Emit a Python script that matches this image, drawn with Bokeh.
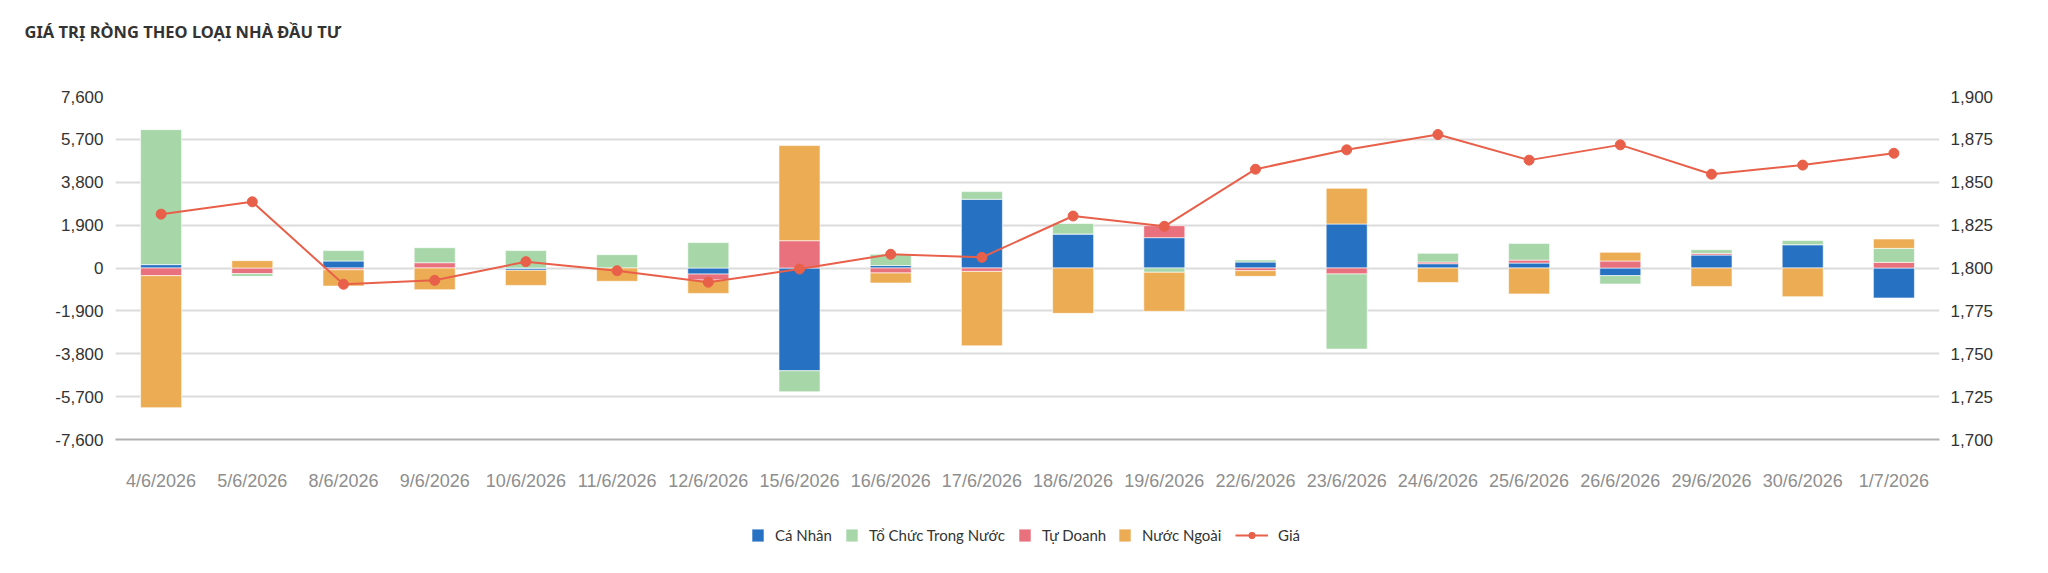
from bokeh.plotting import figure
from bokeh.layouts import column
from bokeh.models import (ColumnDataSource, Range1d, FactorRange, LinearAxis, FixedTicker,
                          NumeralTickFormatter, Legend, LegendItem)
from bokeh.embed import file_html
from bokeh.resources import INLINE

# Net trading value by investor type (stacked) and closing price
dates = ["4/6/2026", "5/6/2026", "8/6/2026", "9/6/2026", "10/6/2026", "11/6/2026",
         "12/6/2026", "15/6/2026", "16/6/2026", "17/6/2026", "18/6/2026", "19/6/2026",
         "22/6/2026", "23/6/2026", "24/6/2026", "25/6/2026", "26/6/2026", "29/6/2026",
         "30/6/2026", "1/7/2026"]
ca_nhan = [150, 0, 310, 0, -100, 0, -270, -4555, 110, 3045, 1510, 1345,
           265, 1950, 190, 220, -340, 575, 1035, -1330]
to_chuc_trong_nuoc = [5980, -120, 460, 665, 770, 590, 1125, -930, 500, 340, 460, -190,
                      90, -3330, 385, 740, -370, 160, 180, 620]
tu_doanh = [-340, -250, -80, 235, 0, 0, -265, 1210, -220, -150, 0, 530,
            -120, -265, 75, 130, 310, 75, 0, 250]
nuoc_ngoai = [-5850, 325, -720, -960, -670, -590, -590, 4215, -445, -3300, -2010, -1730,
              -250, 1580, -640, -1150, 385, -815, -1270, 415]
gia = [1831.4, 1838.6, 1790.5, 1792.8, 1803.7, 1798.4, 1791.7, 1799.4, 1808.0, 1806.2,
       1830.3, 1824.3, 1857.6, 1868.9, 1877.8, 1862.9, 1871.8, 1854.7, 1860.0, 1866.9]

left_ticks = [-7600, -5700, -3800, -1900, 0, 1900, 3800, 5700, 7600]
right_ticks = [1700, 1725, 1750, 1775, 1800, 1825, 1850, 1875, 1900]

title_text = "GIÁ TRỊ RÒNG THEO LOẠI NHÀ ĐẦU TƯ"
price_label = "Giá"
series = [
    ("Cá Nhân", ca_nhan, "#2771C3"),
    ("Tổ Chức Trong Nước", to_chuc_trong_nuoc, "#A7D7A9"),
    ("Tự Doanh", tu_doanh, "#E9707D"),
    ("Nước Ngoài", nuoc_ngoai, "#ECAC53"),
]
# order in which segments are piled outward from zero
stack_order = ["Cá Nhân", "Tự Doanh", "Tổ Chức Trong Nước", "Nước Ngoài"]
line_color = "#E8604A"

W = 2048
HEAD_H, CHART_H, FOOT_H = 76, 429, 68
FRAME_LEFT, FRAME_RIGHT = 115, 109


def bare_figure(height, **kw):
    f = figure(width=W, height=height, x_range=Range1d(0, 1), y_range=Range1d(0, 1),
               output_backend="svg", toolbar_location=None,
               x_axis_location=None, y_axis_location=None, outline_line_color=None,
               min_border_left=FRAME_LEFT, min_border_right=FRAME_RIGHT,
               min_border_top=0, min_border_bottom=0, **kw)
    f.grid.visible = False
    return f


# ---- header: the title sits in the plot's title panel, pulled left to the page edge
head = bare_figure(HEAD_H, title=title_text)
head.title.align = "left"
head.title.offset = 24 - FRAME_LEFT
head.title.standoff = 34
head.title.text_font = "Noto Sans"
head.title.text_font_style = "bold"
head.title.text_font_size = "16.5px"
head.title.text_color = "#333333"

# ---- main chart
chart = figure(width=W, height=CHART_H, x_range=FactorRange(*dates, range_padding=0),
               y_range=Range1d(-7600, 7600), output_backend="svg", toolbar_location=None,
               title_location=None, min_border_left=FRAME_LEFT, min_border_right=FRAME_RIGHT,
               min_border_top=20, min_border_bottom=66, outline_line_color=None)
chart.extra_y_ranges = {"price": Range1d(1700, 1900)}

lookup = {name: (vals, col) for name, vals, col in series}
pos_base = [0.0] * len(dates)
neg_base = [0.0] * len(dates)
for name in stack_order:
    vals, col = lookup[name]
    bottoms, tops = [], []
    for i, v in enumerate(vals):
        if v >= 0:
            bottoms.append(pos_base[i]); tops.append(pos_base[i] + v); pos_base[i] += v
        else:
            bottoms.append(neg_base[i]); tops.append(neg_base[i] + v); neg_base[i] += v
    src = ColumnDataSource(dict(x=dates, bottom=bottoms, top=tops))
    chart.vbar(x="x", bottom="bottom", top="top", width=0.45, source=src,
               fill_color=col, line_color="white", line_alpha=0.6, line_width=1)

price_src = ColumnDataSource(dict(x=dates, y=gia))
chart.line(x="x", y="y", source=price_src, y_range_name="price",
           line_color=line_color, line_width=2)
chart.scatter(x="x", y="y", source=price_src, y_range_name="price", size=10,
              fill_color=line_color, line_color=line_color)

tick_font = "Liberation Sans"
chart.yaxis.ticker = FixedTicker(ticks=left_ticks)
chart.yaxis.formatter = NumeralTickFormatter(format="0,0")
right_axis = LinearAxis(y_range_name="price", ticker=FixedTicker(ticks=right_ticks),
                        formatter=NumeralTickFormatter(format="0,0"))
chart.add_layout(right_axis, "right")
for ax, standoff in ((chart.yaxis[0], 12), (right_axis, 11)):
    ax.axis_line_color = None
    ax.major_tick_line_color = None
    ax.minor_tick_line_color = None
    ax.major_tick_out = 0
    ax.major_label_text_font = tick_font
    ax.major_label_text_font_size = "17px"
    ax.major_label_text_color = "#333333"
    ax.major_label_standoff = standoff

chart.xaxis.axis_line_color = "#b0b0b0"
chart.xaxis.axis_line_width = 2
chart.xaxis.major_tick_line_color = None
chart.xaxis.minor_tick_line_color = None
chart.xaxis.major_tick_out = 0
chart.xaxis.major_label_text_font = tick_font
chart.xaxis.major_label_text_font_size = "18px"
chart.xaxis.major_label_text_color = "#8e8e8e"
chart.xaxis.major_label_standoff = 31

chart.xgrid.grid_line_color = None
chart.ygrid.grid_line_color = "#dcdcdc"
chart.ygrid.grid_line_width = 2

# ---- footer: legend keys; their single sample row lies below the footer's visible range
foot = bare_figure(FOOT_H, title_location=None)
legend_x = {"Cá Nhân": 750, "Tổ Chức Trong Nước": 844, "Tự Doanh": 1017,
            "Nước Ngoài": 1117, price_label: 1235}
legend_style = dict(orientation="horizontal", glyph_height=16, label_standoff=10,
                    padding=0, margin=0, background_fill_alpha=0, border_line_alpha=0,
                    label_text_font="Lato", label_text_font_size="15px",
                    label_text_color="#333333", label_height=16)
LEG_Y = 29
key_src = ColumnDataSource(dict(x=[0.5], y=[-5.0]))
for name, _, col in series:
    swatch = foot.vbar(x="x", top="y", bottom="y", width=0.01, source=key_src,
                       fill_color=col, line_color="white", line_alpha=0.6)
    foot.add_layout(Legend(items=[LegendItem(label=name, renderers=[swatch])],
                           location=(legend_x[name] - FRAME_LEFT, LEG_Y), glyph_width=15,
                           **legend_style))
leg_line = foot.line(x="x", y="y", source=key_src, line_color=line_color, line_width=2)
leg_dot = foot.scatter(x="x", y="y", source=key_src, size=10,
                       fill_color=line_color, line_color=line_color)
foot.add_layout(Legend(items=[LegendItem(label=price_label, renderers=[leg_line, leg_dot])],
                       location=(legend_x[price_label] - FRAME_LEFT, LEG_Y), glyph_width=33,
                       **legend_style))

p = column(head, chart, foot, spacing=0)
open("out.html", "w").write(file_html(p, INLINE))
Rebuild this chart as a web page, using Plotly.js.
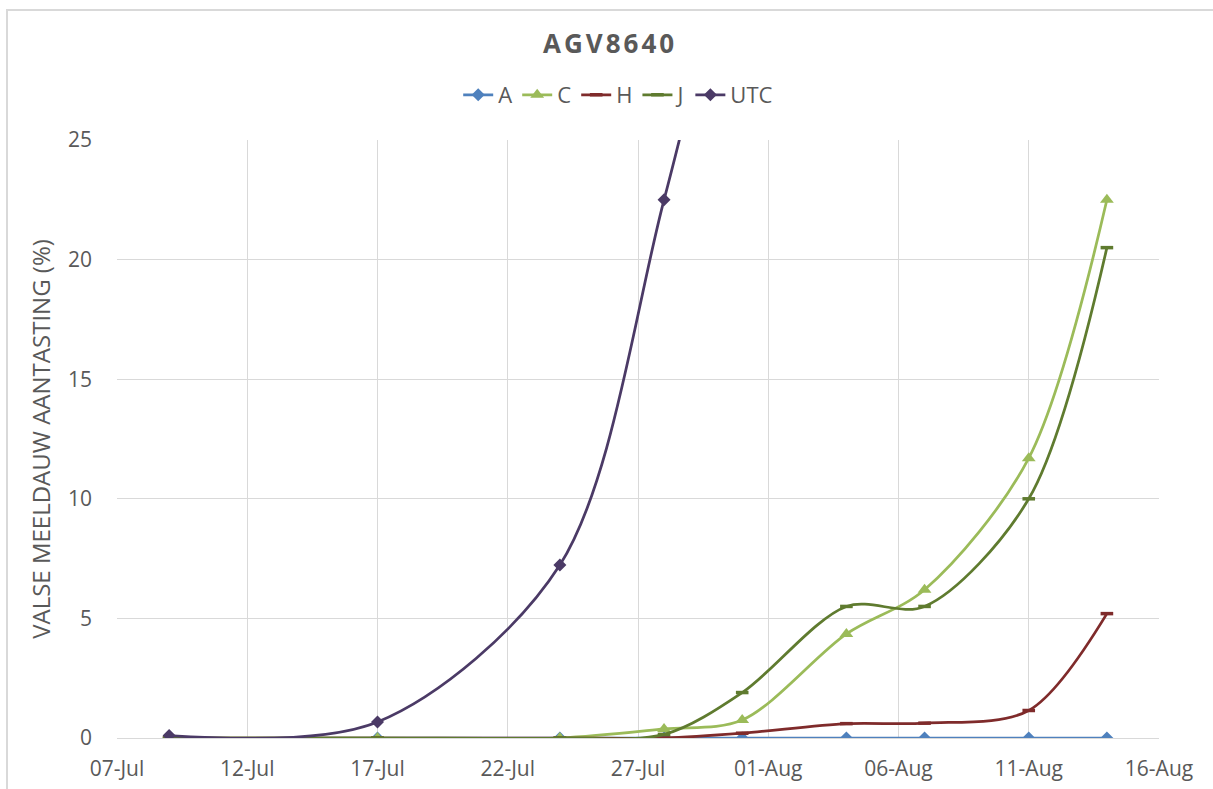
<!DOCTYPE html>
<html>
<head>
<meta charset="utf-8">
<script src="https://cdn.plot.ly/plotly-3.0.1.min.js"></script>
<style>
  html, body { margin: 0; padding: 0; background: #fff; }
  #chart { width: 1213px; height: 789px; }
</style>
</head>
<body>
<div id="chart"></div>
<script>
// 觀測日期
const dates = ['2020-07-09', '2020-07-17', '2020-07-24', '2020-07-28', '2020-07-31', '2020-08-04', '2020-08-07', '2020-08-11', '2020-08-14'];
const datesUtc = ['2020-07-09', '2020-07-17', '2020-07-24', '2020-07-28', '2020-07-31'];

// 各處理的數值 (%)
const valA = [0, 0, 0, 0, 0, 0, 0, 0, 0];
const valC = [0, 0, 0, 0.38, 0.75, 4.35, 6.2, 11.7, 22.5];
const valH = [0, 0, 0, 0, 0.2, 0.6, 0.62, 1.15, 5.2];
const valJ = [0, 0, 0, 0.15, 1.9, 5.5, 5.5, 10, 20.5];
const valUtc = [0.1, 0.67, 7.23, 22.5, 36];

const seriesNames = ['A', 'C', 'H', 'J', 'UTC'];

function makeTrace(name, x, y, color, symbol, size) {
    return {
        x: x,
        y: y,
        name: name,
        mode: 'lines+markers',
        type: 'scatter',
        line: { color: color, width: 2.75, shape: 'spline', smoothing: 0.9 },
        marker: { color: color, symbol: symbol, size: size }
    };
}

const traces = [
    makeTrace(seriesNames[0], dates, valA, '#4f81bd', 'diamond', 10),
    makeTrace(seriesNames[1], dates, valC, '#9bbb59', 'triangle-up', 12),
    makeTrace(seriesNames[2], dates, valH, '#7f2b2b', 'line-ew-open', 9),
    makeTrace(seriesNames[3], dates, valJ, '#5f7b2f', 'line-ew-open', 9),
    makeTrace(seriesNames[4], datesUtc, valUtc, '#4b3a66', 'diamond', 10)
];
traces[2].marker.line = { color: '#7f2b2b', width: 3.5 };
traces[3].marker.line = { color: '#5f7b2f', width: 3.5 };

const layout = {
    width: 1213,
    height: 789,
    margin: { l: 117, r: 54, t: 140, b: 51 },
    paper_bgcolor: '#ffffff',
    plot_bgcolor: '#ffffff',
    font: { family: '"Open Sans", sans-serif', color: '#595959', size: 20 },
    title: {
        text: '<b><span style="letter-spacing:3px">AGV8640</span></b>',
        font: { family: '"Open Sans", sans-serif', size: 26, color: '#595959' },
        x: 0.503, xanchor: 'center', xref: 'container',
        y: 1 - 44 / 789, yanchor: 'middle', yref: 'container'
    },
    showlegend: true,
    legend: {
        orientation: 'h',
        x: 0.481, xanchor: 'center',
        y: 1 + 45 / 598, yanchor: 'middle',
        font: { size: 22, color: '#595959' },
        tracegroupgap: 0
    },
    xaxis: {
        type: 'date',
        range: ['2020-07-07', '2020-08-16'],
        tick0: '2020-07-07',
        dtick: 5 * 24 * 3600 * 1000,
        tickformat: '%d-%b',
        showgrid: true,
        gridcolor: '#d9d9d9',
        gridwidth: 1,
        showline: true,
        linecolor: '#d9d9d9',
        linewidth: 1,
        zeroline: false,
        ticks: '',
        ticklabelstandoff: 12,
        tickfont: { size: 21, color: '#595959' },
        automargin: false
    },
    yaxis: {
        range: [0, 25],
        dtick: 5,
        showgrid: true,
        gridcolor: '#d9d9d9',
        gridwidth: 1,
        zeroline: false,
        showline: false,
        ticks: '',
        ticklabelstandoff: 24,
        tickfont: { size: 21, color: '#595959' },
        title: {
            text: 'VALSE MEELDAUW AANTASTING (%)',
            font: { size: 24, color: '#595959' },
            standoff: 10
        },
        automargin: false
    },
    shapes: [{
        type: 'rect',
        xref: 'paper', yref: 'paper',
        x0: -110 / 1042, x1: 1.06,
        y0: -0.12, y1: 728 / 598,
        line: { color: '#d9d9d9', width: 2 },
        fillcolor: 'rgba(0,0,0,0)',
        layer: 'below'
    }]
};

Plotly.newPlot('chart', traces, layout, { staticPlot: true });
</script>
</body>
</html>
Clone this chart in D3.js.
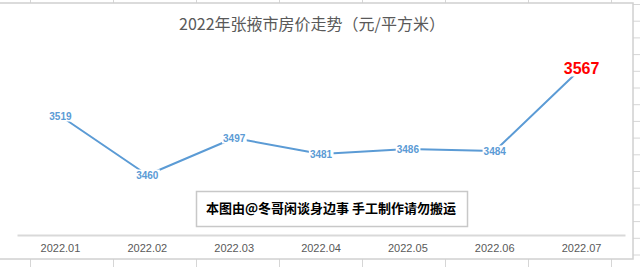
<!DOCTYPE html>
<html>
  <head>
    <title></title>
    <meta charset="UTF-8" />
    <script src="https://cdn.jsdelivr.net/npm/d3@7"></script>
    <style>
      body { margin: 0; background: #fff; }
      svg { display: block; }
    </style>
  </head>
  <body>
    <svg></svg>
    <script>
      // 数据
      const title = '2022年张掖市房价走势（元/平方米）'
      const months = ['2022.01', '2022.02', '2022.03', '2022.04', '2022.05', '2022.06', '2022.07']
      const prices = [3519, 3460, 3497, 3481, 3486, 3484, 3567]
      const note = '本图由@冬哥闲谈身边事 手工制作请勿搬运'

      // 1. 基本准备
      const width = 640
      const height = 267
      const chart = { left: -1, top: 3, right: 633, bottom: 259 }
      const cjk = '"Noto Sans CJK SC", "Noto Sans", sans-serif'
      const blue = '#5b9bd5'

      const svg = d3
        .select('svg')
        .attr('width', width)
        .attr('height', height)
        .attr('viewBox', [0, 0, width, height])

      // 2. 表格背景（Excel 网格）
      const grid = svg.append('g').attr('stroke', '#d6d6d6').attr('stroke-width', 1)
      grid
        .selectAll('line.v')
        .data(d3.range(8))
        .join('line')
        .attr('x1', (i) => 30.5 + i * 83)
        .attr('x2', (i) => 30.5 + i * 83)
        .attr('y1', 0)
        .attr('y2', height)
      grid
        .selectAll('line.h')
        .data(d3.range(17))
        .join('line')
        .attr('x1', 0)
        .attr('x2', width)
        .attr('y1', (i) => 4.5 + i * 16.7)
        .attr('y2', (i) => 4.5 + i * 16.7)

      // 图表区
      svg
        .append('rect')
        .attr('x', chart.left)
        .attr('y', chart.top)
        .attr('width', chart.right - chart.left)
        .attr('height', chart.bottom - chart.top)
        .attr('fill', '#fff')
        .attr('stroke', '#d0d0d0')
        .attr('stroke-width', 1.5)

      // 3. 比例尺
      const x = d3.scaleBand(months, [17, 625])
      const y = d3.scaleLinear([3400, 3600], [235, 35])
      const cx = (d) => x(d) + x.bandwidth() / 2

      // 标题
      svg
        .append('text')
        .attr('x', 312)
        .attr('y', 23)
        .attr('text-anchor', 'middle')
        .attr('dominant-baseline', 'central')
        .attr('fill', '#595959')
        .style('font', `16px ${cjk}`)
        .text(title)

      // 4. x 轴
      svg
        .append('g')
        .attr('transform', `translate(0,235)`)
        .call(d3.axisBottom(x).tickSize(0).tickSizeOuter(0).tickPadding(9))
        .call((g) => g.select('.domain').attr('stroke', '#d9d9d9').attr('stroke-width', 2))
        .call((g) =>
          g
            .selectAll('text')
            .attr('fill', '#595959')
            .style('font', '11px "Liberation Sans Narrow", "Liberation Sans", sans-serif')
        )

      // 水印框
      svg
        .append('rect')
        .attr('x', 196.5)
        .attr('y', 191.5)
        .attr('width', 271)
        .attr('height', 35)
        .attr('fill', '#fff')
        .attr('stroke', '#c8c8c8')
        .attr('stroke-width', 1.5)
      svg
        .append('text')
        .attr('x', 331)
        .attr('y', 207)
        .attr('text-anchor', 'middle')
        .attr('dominant-baseline', 'central')
        .attr('fill', '#000')
        .style('font', `bold 13px ${cjk}`)
        .text(note)

      // 5. 折线
      const data = months.map((m, i) => ({ m, v: prices[i] }))
      svg
        .append('path')
        .datum(data)
        .attr('fill', 'none')
        .attr('stroke', blue)
        .attr('stroke-width', 2)
        .attr('stroke-linejoin', 'round')
        .attr('d', d3.line().x((d) => cx(d.m)).y((d) => y(d.v)))

      // 数据标签（白底）
      const labels = svg
        .append('g')
        .selectAll('g')
        .data(data)
        .join('g')
        .attr('transform', (d) => `translate(${cx(d.m)},${y(d.v)})`)
      labels
        .append('text')
        .attr('text-anchor', 'middle')
        .attr('dominant-baseline', 'central')
        .attr('fill', (d, i) => (i === data.length - 1 ? '#ff0000' : blue))
        .style('font-family', '"Liberation Sans", sans-serif')
        .style('font-weight', 'bold')
        .style('font-size', (d, i) => (i === data.length - 1 ? '16px' : '10px'))
        .text((d) => d.v)
      labels.each(function () {
        const g = d3.select(this)
        const b = g.select('text').node().getBBox()
        g.insert('rect', 'text')
          .attr('x', b.x - 1)
          .attr('y', b.y)
          .attr('width', b.width + 2)
          .attr('height', b.height)
          .attr('fill', '#fff')
      })
    </script>
  </body>
</html>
⁂
**Set exercise:**
Retype only the lines above from the one with "Rebuild this chart" through the one with "color: '#5f7b2f', width: 3.5", exactly and with both ends. Images stay out.

**Response:**
Rebuild this chart as a web page, using Plotly.js.
<!DOCTYPE html>
<html>
<head>
<meta charset="utf-8">
<script src="https://cdn.plot.ly/plotly-3.0.1.min.js"></script>
<style>
  html, body { margin: 0; padding: 0; background: #fff; }
  #chart { width: 1213px; height: 789px; }
</style>
</head>
<body>
<div id="chart"></div>
<script>
// 觀測日期
const dates = ['2020-07-09', '2020-07-17', '2020-07-24', '2020-07-28', '2020-07-31', '2020-08-04', '2020-08-07', '2020-08-11', '2020-08-14'];
const datesUtc = ['2020-07-09', '2020-07-17', '2020-07-24', '2020-07-28', '2020-07-31'];

// 各處理的數值 (%)
const valA = [0, 0, 0, 0, 0, 0, 0, 0, 0];
const valC = [0, 0, 0, 0.38, 0.75, 4.35, 6.2, 11.7, 22.5];
const valH = [0, 0, 0, 0, 0.2, 0.6, 0.62, 1.15, 5.2];
const valJ = [0, 0, 0, 0.15, 1.9, 5.5, 5.5, 10, 20.5];
const valUtc = [0.1, 0.67, 7.23, 22.5, 36];

const seriesNames = ['A', 'C', 'H', 'J', 'UTC'];

function makeTrace(name, x, y, color, symbol, size) {
    return {
        x: x,
        y: y,
        name: name,
        mode: 'lines+markers',
        type: 'scatter',
        line: { color: color, width: 2.75, shape: 'spline', smoothing: 0.9 },
        marker: { color: color, symbol: symbol, size: size }
    };
}

const traces = [
    makeTrace(seriesNames[0], dates, valA, '#4f81bd', 'diamond', 10),
    makeTrace(seriesNames[1], dates, valC, '#9bbb59', 'triangle-up', 12),
    makeTrace(seriesNames[2], dates, valH, '#7f2b2b', 'line-ew-open', 9),
    makeTrace(seriesNames[3], dates, valJ, '#5f7b2f', 'line-ew-open', 9),
    makeTrace(seriesNames[4], datesUtc, valUtc, '#4b3a66', 'diamond', 10)
];
traces[2].marker.line = { color: '#7f2b2b', width: 3.5 };
traces[3].marker.line = { color: '#5f7b2f', width: 3.5 };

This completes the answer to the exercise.